REQUIRED WORK -> Output all the data exactly. Pictures do not belong in the copy.

"""

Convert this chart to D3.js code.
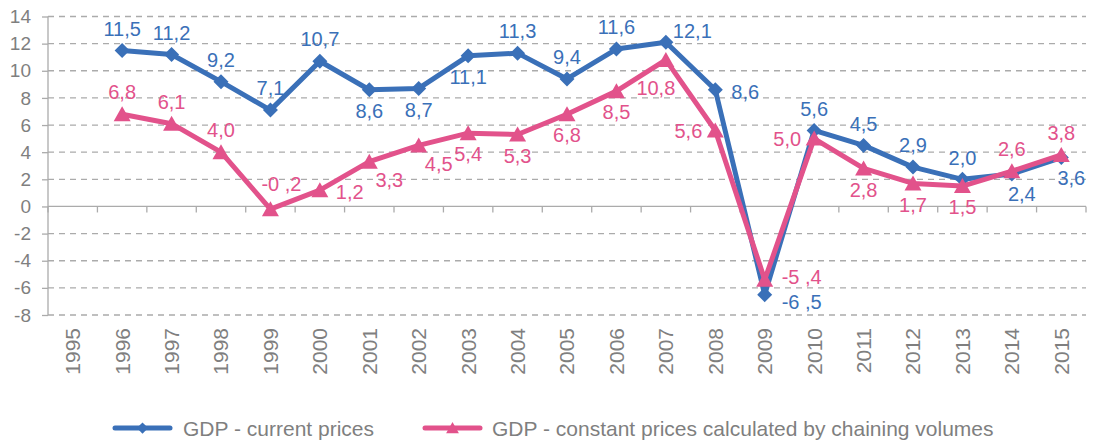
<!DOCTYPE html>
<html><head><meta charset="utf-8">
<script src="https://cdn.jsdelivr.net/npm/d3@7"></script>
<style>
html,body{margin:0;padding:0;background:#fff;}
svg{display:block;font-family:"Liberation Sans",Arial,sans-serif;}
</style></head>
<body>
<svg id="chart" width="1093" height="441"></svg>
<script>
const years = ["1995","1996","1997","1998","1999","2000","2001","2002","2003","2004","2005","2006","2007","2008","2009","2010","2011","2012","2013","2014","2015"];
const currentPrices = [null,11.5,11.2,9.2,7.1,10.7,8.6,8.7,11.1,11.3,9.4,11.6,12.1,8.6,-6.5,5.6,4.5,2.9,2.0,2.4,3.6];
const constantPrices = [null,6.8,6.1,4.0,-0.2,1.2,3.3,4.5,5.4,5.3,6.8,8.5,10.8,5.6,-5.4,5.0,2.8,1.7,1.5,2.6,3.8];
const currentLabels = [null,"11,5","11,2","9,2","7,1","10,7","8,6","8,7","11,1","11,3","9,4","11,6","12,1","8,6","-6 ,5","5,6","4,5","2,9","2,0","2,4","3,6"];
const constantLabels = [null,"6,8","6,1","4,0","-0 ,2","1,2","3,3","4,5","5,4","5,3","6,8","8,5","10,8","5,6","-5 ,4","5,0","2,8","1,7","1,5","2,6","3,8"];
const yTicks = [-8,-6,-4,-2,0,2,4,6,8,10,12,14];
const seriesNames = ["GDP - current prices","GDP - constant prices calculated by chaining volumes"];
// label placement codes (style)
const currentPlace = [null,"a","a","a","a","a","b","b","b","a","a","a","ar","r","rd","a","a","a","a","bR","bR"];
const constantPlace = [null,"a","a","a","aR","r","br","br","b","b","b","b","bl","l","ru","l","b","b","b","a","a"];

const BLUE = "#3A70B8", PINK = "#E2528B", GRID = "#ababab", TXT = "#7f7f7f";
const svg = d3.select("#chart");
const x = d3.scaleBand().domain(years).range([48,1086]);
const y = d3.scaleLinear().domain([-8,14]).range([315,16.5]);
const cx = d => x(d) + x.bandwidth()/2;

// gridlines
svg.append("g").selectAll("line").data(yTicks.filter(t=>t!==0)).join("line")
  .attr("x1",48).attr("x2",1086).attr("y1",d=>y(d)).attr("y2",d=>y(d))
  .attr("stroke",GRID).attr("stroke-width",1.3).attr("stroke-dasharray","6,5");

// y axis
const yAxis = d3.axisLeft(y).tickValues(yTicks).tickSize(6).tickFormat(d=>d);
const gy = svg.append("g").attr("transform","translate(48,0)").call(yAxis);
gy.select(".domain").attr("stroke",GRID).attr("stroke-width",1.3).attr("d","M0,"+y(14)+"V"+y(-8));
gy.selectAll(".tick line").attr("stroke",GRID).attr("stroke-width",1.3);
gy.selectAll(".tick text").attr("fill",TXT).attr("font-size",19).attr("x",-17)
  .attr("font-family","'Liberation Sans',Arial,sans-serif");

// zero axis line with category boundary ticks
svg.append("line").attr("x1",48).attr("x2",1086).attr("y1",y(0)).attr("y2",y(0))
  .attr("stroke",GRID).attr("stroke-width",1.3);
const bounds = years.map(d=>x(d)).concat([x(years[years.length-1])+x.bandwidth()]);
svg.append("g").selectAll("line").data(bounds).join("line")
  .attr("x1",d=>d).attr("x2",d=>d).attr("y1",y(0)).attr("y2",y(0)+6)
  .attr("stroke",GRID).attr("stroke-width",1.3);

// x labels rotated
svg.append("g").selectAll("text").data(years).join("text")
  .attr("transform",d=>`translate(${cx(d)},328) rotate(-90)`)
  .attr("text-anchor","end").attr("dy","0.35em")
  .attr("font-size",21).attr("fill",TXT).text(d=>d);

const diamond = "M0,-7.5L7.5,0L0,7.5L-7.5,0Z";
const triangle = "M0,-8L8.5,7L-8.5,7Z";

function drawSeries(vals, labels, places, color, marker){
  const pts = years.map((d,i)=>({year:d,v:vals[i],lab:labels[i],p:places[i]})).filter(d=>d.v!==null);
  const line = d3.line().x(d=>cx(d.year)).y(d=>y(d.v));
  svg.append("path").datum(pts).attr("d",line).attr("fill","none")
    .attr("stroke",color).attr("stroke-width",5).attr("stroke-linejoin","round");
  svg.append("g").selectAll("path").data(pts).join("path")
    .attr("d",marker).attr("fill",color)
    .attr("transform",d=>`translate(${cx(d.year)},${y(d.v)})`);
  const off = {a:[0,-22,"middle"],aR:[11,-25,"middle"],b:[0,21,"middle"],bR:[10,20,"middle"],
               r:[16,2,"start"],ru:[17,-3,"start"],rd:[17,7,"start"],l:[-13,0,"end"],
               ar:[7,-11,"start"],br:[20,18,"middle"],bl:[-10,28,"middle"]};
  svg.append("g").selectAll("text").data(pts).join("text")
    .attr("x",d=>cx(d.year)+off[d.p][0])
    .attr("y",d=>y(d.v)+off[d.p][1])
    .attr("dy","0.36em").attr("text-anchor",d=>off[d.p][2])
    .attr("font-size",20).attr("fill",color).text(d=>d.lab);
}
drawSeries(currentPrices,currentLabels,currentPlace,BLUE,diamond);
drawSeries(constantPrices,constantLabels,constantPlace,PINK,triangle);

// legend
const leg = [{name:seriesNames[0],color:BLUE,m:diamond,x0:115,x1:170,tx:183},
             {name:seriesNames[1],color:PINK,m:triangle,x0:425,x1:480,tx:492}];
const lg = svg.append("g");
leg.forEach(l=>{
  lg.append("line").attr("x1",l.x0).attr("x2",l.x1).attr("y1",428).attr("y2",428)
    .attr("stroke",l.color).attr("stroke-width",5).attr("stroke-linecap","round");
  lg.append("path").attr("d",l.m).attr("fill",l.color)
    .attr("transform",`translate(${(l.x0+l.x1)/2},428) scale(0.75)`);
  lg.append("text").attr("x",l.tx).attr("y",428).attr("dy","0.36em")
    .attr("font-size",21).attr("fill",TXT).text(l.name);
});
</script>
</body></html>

"""

SOLVED EXERCISE ->
Convert this chart to D3.js code.
<!DOCTYPE html>
<html><head><meta charset="utf-8">
<script src="https://cdn.jsdelivr.net/npm/d3@7"></script>
<style>
html,body{margin:0;padding:0;background:#fff;}
svg{display:block;font-family:"Liberation Sans",Arial,sans-serif;}
</style></head>
<body>
<svg id="chart" width="1093" height="441"></svg>
<script>
const years = ["1995","1996","1997","1998","1999","2000","2001","2002","2003","2004","2005","2006","2007","2008","2009","2010","2011","2012","2013","2014","2015"];
const currentPrices = [null,11.5,11.2,9.2,7.1,10.7,8.6,8.7,11.1,11.3,9.4,11.6,12.1,8.6,-6.5,5.6,4.5,2.9,2.0,2.4,3.6];
const constantPrices = [null,6.8,6.1,4.0,-0.2,1.2,3.3,4.5,5.4,5.3,6.8,8.5,10.8,5.6,-5.4,5.0,2.8,1.7,1.5,2.6,3.8];
const currentLabels = [null,"11,5","11,2","9,2","7,1","10,7","8,6","8,7","11,1","11,3","9,4","11,6","12,1","8,6","-6 ,5","5,6","4,5","2,9","2,0","2,4","3,6"];
const constantLabels = [null,"6,8","6,1","4,0","-0 ,2","1,2","3,3","4,5","5,4","5,3","6,8","8,5","10,8","5,6","-5 ,4","5,0","2,8","1,7","1,5","2,6","3,8"];
const yTicks = [-8,-6,-4,-2,0,2,4,6,8,10,12,14];
const seriesNames = ["GDP - current prices","GDP - constant prices calculated by chaining volumes"];
// label placement codes (style)
const currentPlace = [null,"a","a","a","a","a","b","b","b","a","a","a","ar","r","rd","a","a","a","a","bR","bR"];
const constantPlace = [null,"a","a","a","aR","r","br","br","b","b","b","b","bl","l","ru","l","b","b","b","a","a"];

const BLUE = "#3A70B8", PINK = "#E2528B", GRID = "#ababab", TXT = "#7f7f7f";
const svg = d3.select("#chart");
const x = d3.scaleBand().domain(years).range([48,1086]);
const y = d3.scaleLinear().domain([-8,14]).range([315,16.5]);
const cx = d => x(d) + x.bandwidth()/2;

// gridlines
svg.append("g").selectAll("line").data(yTicks.filter(t=>t!==0)).join("line")
  .attr("x1",48).attr("x2",1086).attr("y1",d=>y(d)).attr("y2",d=>y(d))
  .attr("stroke",GRID).attr("stroke-width",1.3).attr("stroke-dasharray","6,5");

// y axis
const yAxis = d3.axisLeft(y).tickValues(yTicks).tickSize(6).tickFormat(d=>d);
const gy = svg.append("g").attr("transform","translate(48,0)").call(yAxis);
gy.select(".domain").attr("stroke",GRID).attr("stroke-width",1.3).attr("d","M0,"+y(14)+"V"+y(-8));
gy.selectAll(".tick line").attr("stroke",GRID).attr("stroke-width",1.3);
gy.selectAll(".tick text").attr("fill",TXT).attr("font-size",19).attr("x",-17)
  .attr("font-family","'Liberation Sans',Arial,sans-serif");

// zero axis line with category boundary ticks
svg.append("line").attr("x1",48).attr("x2",1086).attr("y1",y(0)).attr("y2",y(0))
  .attr("stroke",GRID).attr("stroke-width",1.3);
const bounds = years.map(d=>x(d)).concat([x(years[years.length-1])+x.bandwidth()]);
svg.append("g").selectAll("line").data(bounds).join("line")
  .attr("x1",d=>d).attr("x2",d=>d).attr("y1",y(0)).attr("y2",y(0)+6)
  .attr("stroke",GRID).attr("stroke-width",1.3);

// x labels rotated
svg.append("g").selectAll("text").data(years).join("text")
  .attr("transform",d=>`translate(${cx(d)},328) rotate(-90)`)
  .attr("text-anchor","end").attr("dy","0.35em")
  .attr("font-size",21).attr("fill",TXT).text(d=>d);

const diamond = "M0,-7.5L7.5,0L0,7.5L-7.5,0Z";
const triangle = "M0,-8L8.5,7L-8.5,7Z";

function drawSeries(vals, labels, places, color, marker){
  const pts = years.map((d,i)=>({year:d,v:vals[i],lab:labels[i],p:places[i]})).filter(d=>d.v!==null);
  const line = d3.line().x(d=>cx(d.year)).y(d=>y(d.v));
  svg.append("path").datum(pts).attr("d",line).attr("fill","none")
    .attr("stroke",color).attr("stroke-width",5).attr("stroke-linejoin","round");
  svg.append("g").selectAll("path").data(pts).join("path")
    .attr("d",marker).attr("fill",color)
    .attr("transform",d=>`translate(${cx(d.year)},${y(d.v)})`);
  const off = {a:[0,-22,"middle"],aR:[11,-25,"middle"],b:[0,21,"middle"],bR:[10,20,"middle"],
               r:[16,2,"start"],ru:[17,-3,"start"],rd:[17,7,"start"],l:[-13,0,"end"],
               ar:[7,-11,"start"],br:[20,18,"middle"],bl:[-10,28,"middle"]};
  svg.append("g").selectAll("text").data(pts).join("text")
    .attr("x",d=>cx(d.year)+off[d.p][0])
    .attr("y",d=>y(d.v)+off[d.p][1])
    .attr("dy","0.36em").attr("text-anchor",d=>off[d.p][2])
    .attr("font-size",20).attr("fill",color).text(d=>d.lab);
}
drawSeries(currentPrices,currentLabels,currentPlace,BLUE,diamond);
drawSeries(constantPrices,constantLabels,constantPlace,PINK,triangle);

// legend
const leg = [{name:seriesNames[0],color:BLUE,m:diamond,x0:115,x1:170,tx:183},
             {name:seriesNames[1],color:PINK,m:triangle,x0:425,x1:480,tx:492}];
const lg = svg.append("g");
leg.forEach(l=>{
  lg.append("line").attr("x1",l.x0).attr("x2",l.x1).attr("y1",428).attr("y2",428)
    .attr("stroke",l.color).attr("stroke-width",5).attr("stroke-linecap","round");
  lg.append("path").attr("d",l.m).attr("fill",l.color)
    .attr("transform",`translate(${(l.x0+l.x1)/2},428) scale(0.75)`);
  lg.append("text").attr("x",l.tx).attr("y",428).attr("dy","0.36em")
    .attr("font-size",21).attr("fill",TXT).text(l.name);
});
</script>
</body></html>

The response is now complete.